▸ **GOAL**: Select the lines below containing the word "seaborn".
-- Begin MATERIAL --
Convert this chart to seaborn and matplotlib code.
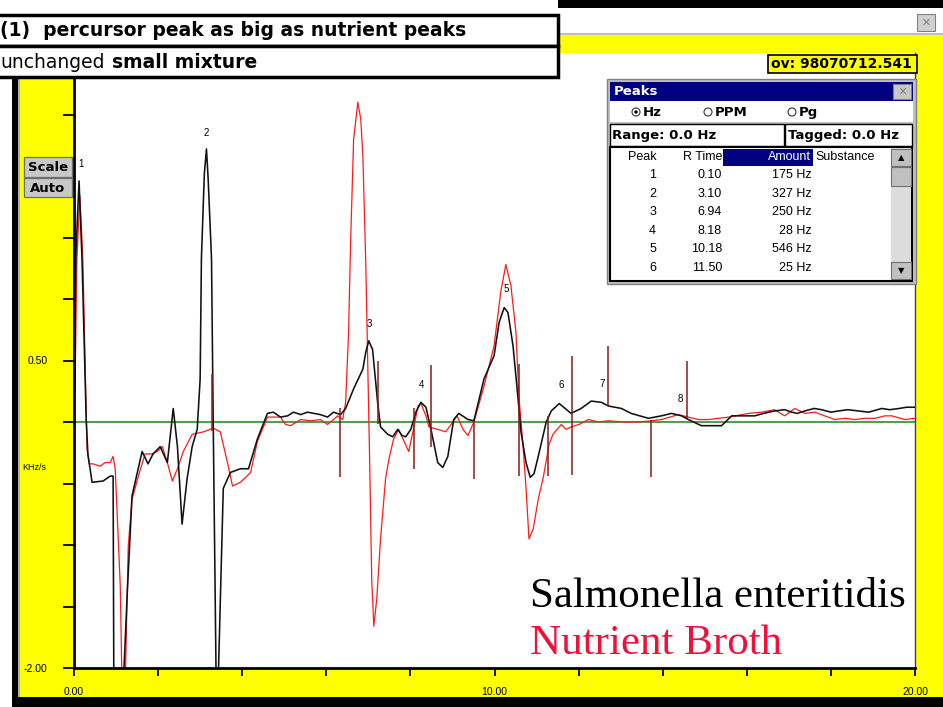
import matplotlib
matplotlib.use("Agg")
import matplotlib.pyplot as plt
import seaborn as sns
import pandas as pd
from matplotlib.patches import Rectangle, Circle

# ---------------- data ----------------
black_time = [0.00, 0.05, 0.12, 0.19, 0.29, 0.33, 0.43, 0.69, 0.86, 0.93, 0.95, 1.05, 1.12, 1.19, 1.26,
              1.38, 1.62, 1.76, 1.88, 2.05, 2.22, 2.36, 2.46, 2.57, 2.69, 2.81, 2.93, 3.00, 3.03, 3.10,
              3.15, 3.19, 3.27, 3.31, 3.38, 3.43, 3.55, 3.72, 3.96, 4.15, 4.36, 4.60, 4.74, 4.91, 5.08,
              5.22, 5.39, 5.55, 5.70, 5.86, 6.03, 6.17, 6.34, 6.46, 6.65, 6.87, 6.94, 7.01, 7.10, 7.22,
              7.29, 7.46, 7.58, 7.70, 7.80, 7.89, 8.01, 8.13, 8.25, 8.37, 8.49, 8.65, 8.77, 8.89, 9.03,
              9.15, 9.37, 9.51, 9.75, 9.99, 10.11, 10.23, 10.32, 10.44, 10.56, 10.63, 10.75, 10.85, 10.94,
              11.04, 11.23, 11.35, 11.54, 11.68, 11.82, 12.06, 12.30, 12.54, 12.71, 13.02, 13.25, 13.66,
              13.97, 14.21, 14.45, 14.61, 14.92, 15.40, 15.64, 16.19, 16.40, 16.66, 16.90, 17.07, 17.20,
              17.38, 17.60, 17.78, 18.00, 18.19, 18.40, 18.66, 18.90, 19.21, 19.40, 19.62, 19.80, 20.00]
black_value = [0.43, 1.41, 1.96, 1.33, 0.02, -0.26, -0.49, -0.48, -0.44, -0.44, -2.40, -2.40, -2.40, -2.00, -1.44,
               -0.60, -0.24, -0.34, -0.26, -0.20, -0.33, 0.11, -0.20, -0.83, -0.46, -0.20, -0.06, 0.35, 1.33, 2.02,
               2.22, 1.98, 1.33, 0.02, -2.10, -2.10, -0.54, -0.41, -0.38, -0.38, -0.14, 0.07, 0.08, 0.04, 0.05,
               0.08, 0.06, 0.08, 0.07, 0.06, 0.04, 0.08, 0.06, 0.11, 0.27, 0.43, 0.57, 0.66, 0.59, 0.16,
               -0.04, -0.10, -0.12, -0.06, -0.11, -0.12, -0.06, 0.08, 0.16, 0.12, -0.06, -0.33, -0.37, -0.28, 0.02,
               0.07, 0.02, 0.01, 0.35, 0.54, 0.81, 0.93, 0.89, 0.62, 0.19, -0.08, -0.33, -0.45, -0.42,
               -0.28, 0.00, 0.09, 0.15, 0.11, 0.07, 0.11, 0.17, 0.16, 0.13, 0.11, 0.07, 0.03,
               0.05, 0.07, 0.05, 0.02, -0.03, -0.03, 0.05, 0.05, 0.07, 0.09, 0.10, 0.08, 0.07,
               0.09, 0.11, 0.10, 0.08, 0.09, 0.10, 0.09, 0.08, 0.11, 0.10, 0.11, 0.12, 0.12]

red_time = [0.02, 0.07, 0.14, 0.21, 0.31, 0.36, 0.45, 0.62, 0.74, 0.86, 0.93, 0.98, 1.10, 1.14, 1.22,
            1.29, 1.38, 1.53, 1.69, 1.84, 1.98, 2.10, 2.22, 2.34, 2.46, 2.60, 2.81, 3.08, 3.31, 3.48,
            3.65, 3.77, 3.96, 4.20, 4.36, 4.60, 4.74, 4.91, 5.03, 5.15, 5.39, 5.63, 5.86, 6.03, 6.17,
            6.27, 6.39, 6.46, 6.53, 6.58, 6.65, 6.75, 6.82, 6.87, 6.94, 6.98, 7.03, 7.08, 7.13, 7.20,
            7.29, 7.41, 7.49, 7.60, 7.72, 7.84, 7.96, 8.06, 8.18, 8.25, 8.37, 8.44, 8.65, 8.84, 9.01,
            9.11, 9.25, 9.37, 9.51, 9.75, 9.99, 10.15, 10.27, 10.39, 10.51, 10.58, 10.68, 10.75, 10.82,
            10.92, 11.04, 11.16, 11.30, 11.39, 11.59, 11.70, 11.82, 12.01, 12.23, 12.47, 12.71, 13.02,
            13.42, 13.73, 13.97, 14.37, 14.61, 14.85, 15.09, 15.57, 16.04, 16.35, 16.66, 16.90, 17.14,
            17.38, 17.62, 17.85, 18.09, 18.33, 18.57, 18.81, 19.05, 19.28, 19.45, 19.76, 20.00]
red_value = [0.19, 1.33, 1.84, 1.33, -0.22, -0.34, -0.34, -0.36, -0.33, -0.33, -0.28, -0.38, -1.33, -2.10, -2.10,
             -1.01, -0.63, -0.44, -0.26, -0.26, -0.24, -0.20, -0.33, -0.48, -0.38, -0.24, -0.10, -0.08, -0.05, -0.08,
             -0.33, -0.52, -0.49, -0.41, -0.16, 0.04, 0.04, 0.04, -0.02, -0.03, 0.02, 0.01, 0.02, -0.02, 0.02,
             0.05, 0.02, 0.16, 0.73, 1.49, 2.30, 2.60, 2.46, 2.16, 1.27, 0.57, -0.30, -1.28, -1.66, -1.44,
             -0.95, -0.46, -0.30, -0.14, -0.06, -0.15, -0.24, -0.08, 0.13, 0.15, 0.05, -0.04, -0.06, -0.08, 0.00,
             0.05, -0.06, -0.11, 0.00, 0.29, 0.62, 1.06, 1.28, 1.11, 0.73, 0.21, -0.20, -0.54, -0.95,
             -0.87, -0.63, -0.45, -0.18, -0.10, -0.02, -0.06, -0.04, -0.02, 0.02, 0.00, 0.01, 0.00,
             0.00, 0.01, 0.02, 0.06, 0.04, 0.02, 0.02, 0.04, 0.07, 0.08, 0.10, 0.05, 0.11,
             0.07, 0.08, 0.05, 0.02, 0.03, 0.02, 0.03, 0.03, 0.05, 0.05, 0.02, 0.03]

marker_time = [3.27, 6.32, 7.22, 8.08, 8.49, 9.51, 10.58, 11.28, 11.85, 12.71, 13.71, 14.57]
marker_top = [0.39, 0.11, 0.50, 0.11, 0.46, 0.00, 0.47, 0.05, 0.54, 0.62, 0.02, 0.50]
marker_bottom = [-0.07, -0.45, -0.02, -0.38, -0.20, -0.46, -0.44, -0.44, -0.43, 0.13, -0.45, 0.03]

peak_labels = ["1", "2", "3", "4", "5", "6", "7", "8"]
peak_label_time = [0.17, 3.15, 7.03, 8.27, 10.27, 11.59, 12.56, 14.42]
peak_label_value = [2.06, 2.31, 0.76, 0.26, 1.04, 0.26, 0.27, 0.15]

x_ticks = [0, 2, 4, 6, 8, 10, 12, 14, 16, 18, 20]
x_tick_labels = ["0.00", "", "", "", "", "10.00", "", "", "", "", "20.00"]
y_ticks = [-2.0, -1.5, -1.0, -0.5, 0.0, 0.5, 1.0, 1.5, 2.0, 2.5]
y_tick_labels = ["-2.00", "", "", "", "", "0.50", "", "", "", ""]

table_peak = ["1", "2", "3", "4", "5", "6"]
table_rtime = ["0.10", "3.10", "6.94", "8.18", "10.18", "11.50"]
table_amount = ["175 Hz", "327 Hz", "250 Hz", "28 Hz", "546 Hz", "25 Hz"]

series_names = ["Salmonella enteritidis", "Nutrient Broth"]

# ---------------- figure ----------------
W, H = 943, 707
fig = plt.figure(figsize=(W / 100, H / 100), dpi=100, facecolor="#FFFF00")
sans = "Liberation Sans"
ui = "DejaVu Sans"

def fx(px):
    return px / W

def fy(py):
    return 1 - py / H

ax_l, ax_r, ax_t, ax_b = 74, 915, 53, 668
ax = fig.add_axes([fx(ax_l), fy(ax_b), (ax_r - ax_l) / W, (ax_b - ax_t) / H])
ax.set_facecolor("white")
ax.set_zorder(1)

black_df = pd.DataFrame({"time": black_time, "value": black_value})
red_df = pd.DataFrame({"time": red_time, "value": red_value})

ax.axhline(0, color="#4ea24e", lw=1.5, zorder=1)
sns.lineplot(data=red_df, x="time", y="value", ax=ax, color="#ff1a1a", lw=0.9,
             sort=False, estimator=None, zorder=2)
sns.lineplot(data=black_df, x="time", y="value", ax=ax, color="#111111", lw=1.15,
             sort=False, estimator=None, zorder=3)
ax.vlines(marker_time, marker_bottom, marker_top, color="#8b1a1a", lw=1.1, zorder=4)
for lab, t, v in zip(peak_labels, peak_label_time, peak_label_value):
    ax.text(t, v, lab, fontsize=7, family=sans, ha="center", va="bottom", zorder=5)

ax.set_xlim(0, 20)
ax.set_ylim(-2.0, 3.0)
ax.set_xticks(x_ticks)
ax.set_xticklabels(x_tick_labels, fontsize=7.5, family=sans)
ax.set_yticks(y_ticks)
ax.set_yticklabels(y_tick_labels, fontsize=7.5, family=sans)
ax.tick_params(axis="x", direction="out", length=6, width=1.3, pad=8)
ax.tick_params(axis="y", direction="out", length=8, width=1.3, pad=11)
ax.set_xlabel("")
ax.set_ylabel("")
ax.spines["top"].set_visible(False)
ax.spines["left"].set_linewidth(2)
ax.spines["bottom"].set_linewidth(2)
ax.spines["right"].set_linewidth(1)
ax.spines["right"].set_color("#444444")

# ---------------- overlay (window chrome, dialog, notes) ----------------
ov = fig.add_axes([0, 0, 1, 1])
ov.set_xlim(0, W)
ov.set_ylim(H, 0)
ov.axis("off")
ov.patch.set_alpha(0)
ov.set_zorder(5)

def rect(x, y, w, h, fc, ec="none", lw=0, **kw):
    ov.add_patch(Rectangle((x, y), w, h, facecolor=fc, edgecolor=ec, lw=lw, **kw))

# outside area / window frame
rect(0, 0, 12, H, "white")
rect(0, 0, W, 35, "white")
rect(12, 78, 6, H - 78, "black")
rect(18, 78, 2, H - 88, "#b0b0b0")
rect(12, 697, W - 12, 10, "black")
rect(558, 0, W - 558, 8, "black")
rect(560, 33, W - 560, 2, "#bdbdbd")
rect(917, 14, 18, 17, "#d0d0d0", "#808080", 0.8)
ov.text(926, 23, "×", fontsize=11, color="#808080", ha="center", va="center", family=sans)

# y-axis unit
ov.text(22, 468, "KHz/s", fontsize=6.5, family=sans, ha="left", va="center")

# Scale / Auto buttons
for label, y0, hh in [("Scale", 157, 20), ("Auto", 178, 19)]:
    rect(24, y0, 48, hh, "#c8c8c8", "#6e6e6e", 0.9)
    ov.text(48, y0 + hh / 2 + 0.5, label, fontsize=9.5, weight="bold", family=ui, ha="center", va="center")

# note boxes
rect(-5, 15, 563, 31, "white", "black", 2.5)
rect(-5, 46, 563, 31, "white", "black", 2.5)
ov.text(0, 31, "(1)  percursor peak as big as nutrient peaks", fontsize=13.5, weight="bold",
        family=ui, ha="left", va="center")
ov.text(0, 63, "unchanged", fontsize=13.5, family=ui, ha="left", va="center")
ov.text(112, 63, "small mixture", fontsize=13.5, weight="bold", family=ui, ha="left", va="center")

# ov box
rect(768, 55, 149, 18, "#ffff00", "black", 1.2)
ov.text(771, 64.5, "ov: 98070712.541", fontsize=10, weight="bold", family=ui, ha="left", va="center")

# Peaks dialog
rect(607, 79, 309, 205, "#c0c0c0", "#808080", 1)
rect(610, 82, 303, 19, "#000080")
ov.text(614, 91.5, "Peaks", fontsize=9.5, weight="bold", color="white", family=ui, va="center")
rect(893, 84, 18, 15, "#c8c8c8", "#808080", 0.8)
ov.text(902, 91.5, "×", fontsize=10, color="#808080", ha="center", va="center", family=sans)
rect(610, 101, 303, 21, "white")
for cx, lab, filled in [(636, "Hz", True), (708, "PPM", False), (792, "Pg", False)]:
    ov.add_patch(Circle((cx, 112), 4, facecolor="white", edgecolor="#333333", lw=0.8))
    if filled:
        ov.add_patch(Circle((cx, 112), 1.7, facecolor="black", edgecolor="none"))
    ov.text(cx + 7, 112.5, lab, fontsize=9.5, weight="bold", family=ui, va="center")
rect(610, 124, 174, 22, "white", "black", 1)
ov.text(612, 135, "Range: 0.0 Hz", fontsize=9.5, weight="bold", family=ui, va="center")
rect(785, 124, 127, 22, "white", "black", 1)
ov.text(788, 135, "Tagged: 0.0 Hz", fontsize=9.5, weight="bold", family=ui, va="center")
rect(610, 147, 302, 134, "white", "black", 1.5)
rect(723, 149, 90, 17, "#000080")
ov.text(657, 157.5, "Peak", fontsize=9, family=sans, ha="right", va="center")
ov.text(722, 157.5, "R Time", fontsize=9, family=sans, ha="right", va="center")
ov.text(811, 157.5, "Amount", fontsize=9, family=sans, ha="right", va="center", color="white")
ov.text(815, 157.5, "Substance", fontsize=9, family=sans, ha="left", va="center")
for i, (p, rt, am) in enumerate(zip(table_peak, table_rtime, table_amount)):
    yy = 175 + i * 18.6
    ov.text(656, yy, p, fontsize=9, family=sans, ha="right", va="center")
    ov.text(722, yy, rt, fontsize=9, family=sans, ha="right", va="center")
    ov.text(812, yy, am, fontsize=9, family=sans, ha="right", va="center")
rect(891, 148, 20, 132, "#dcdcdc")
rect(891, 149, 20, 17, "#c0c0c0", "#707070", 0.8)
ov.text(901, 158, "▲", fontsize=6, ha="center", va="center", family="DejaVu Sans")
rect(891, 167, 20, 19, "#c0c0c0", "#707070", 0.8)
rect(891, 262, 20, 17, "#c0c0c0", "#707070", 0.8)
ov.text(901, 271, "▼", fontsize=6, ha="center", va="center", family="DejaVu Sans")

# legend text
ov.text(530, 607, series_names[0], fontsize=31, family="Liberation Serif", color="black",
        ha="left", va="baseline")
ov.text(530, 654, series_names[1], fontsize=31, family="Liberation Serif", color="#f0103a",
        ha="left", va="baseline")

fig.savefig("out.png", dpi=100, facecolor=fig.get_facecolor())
-- End MATERIAL --
-- Begin MATERIAL --
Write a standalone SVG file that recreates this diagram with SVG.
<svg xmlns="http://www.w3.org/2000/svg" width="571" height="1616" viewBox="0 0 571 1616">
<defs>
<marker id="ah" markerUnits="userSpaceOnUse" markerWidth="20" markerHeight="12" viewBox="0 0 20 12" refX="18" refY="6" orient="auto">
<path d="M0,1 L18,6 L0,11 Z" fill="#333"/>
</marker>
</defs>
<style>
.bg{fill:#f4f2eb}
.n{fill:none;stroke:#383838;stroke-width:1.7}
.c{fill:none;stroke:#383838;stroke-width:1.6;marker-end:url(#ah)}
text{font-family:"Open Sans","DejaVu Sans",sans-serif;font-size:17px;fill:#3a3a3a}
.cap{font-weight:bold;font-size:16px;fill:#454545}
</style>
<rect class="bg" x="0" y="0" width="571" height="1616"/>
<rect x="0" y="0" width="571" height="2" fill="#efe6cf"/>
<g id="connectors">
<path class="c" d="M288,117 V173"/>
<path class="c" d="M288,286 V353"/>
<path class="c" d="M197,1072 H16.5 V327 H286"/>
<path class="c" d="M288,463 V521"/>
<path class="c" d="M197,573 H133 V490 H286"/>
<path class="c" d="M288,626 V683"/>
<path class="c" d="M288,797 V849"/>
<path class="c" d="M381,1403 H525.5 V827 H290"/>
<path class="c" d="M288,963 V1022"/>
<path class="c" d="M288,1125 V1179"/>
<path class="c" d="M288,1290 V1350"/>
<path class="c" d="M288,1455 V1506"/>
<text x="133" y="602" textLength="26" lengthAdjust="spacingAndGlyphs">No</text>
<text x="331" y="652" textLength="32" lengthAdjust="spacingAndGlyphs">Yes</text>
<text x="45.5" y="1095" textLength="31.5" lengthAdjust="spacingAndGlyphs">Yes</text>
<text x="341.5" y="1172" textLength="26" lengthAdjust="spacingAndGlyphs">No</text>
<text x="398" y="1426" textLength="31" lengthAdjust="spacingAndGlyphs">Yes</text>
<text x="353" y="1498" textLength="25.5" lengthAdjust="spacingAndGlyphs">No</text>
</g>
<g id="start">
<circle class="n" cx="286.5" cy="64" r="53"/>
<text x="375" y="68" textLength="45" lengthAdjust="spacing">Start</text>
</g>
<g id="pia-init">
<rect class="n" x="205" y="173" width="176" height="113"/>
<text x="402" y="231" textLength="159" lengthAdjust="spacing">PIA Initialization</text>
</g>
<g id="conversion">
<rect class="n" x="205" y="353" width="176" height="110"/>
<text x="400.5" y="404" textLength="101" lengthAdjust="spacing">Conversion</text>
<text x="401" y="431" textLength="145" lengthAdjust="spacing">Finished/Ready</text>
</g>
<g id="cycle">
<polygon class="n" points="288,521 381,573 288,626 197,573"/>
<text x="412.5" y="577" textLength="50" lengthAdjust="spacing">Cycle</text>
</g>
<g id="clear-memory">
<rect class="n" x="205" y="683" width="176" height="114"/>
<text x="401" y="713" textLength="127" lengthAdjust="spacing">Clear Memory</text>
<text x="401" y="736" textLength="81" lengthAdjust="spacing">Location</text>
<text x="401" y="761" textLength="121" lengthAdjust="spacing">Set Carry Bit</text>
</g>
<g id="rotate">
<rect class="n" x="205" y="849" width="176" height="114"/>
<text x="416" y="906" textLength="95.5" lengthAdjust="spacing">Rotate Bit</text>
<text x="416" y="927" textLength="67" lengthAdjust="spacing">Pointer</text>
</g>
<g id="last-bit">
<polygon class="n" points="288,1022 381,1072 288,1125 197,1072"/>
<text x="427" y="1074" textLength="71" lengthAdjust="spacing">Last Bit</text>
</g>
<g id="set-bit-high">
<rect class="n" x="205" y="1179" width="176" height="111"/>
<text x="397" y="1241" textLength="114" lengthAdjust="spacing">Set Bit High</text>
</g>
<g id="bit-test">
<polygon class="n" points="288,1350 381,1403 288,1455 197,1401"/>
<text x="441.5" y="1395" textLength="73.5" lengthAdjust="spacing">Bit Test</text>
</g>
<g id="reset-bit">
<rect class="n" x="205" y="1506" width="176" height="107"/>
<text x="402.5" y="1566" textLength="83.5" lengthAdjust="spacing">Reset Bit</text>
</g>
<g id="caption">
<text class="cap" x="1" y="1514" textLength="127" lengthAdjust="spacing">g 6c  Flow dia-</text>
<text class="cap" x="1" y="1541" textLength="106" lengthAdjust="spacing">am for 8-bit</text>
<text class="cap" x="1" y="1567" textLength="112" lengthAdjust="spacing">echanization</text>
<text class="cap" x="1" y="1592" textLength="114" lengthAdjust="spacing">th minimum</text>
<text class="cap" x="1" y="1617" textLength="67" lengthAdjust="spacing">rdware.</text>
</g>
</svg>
-- End MATERIAL --
▸ **REPLY**:
Convert this chart to seaborn and matplotlib code.
import seaborn as sns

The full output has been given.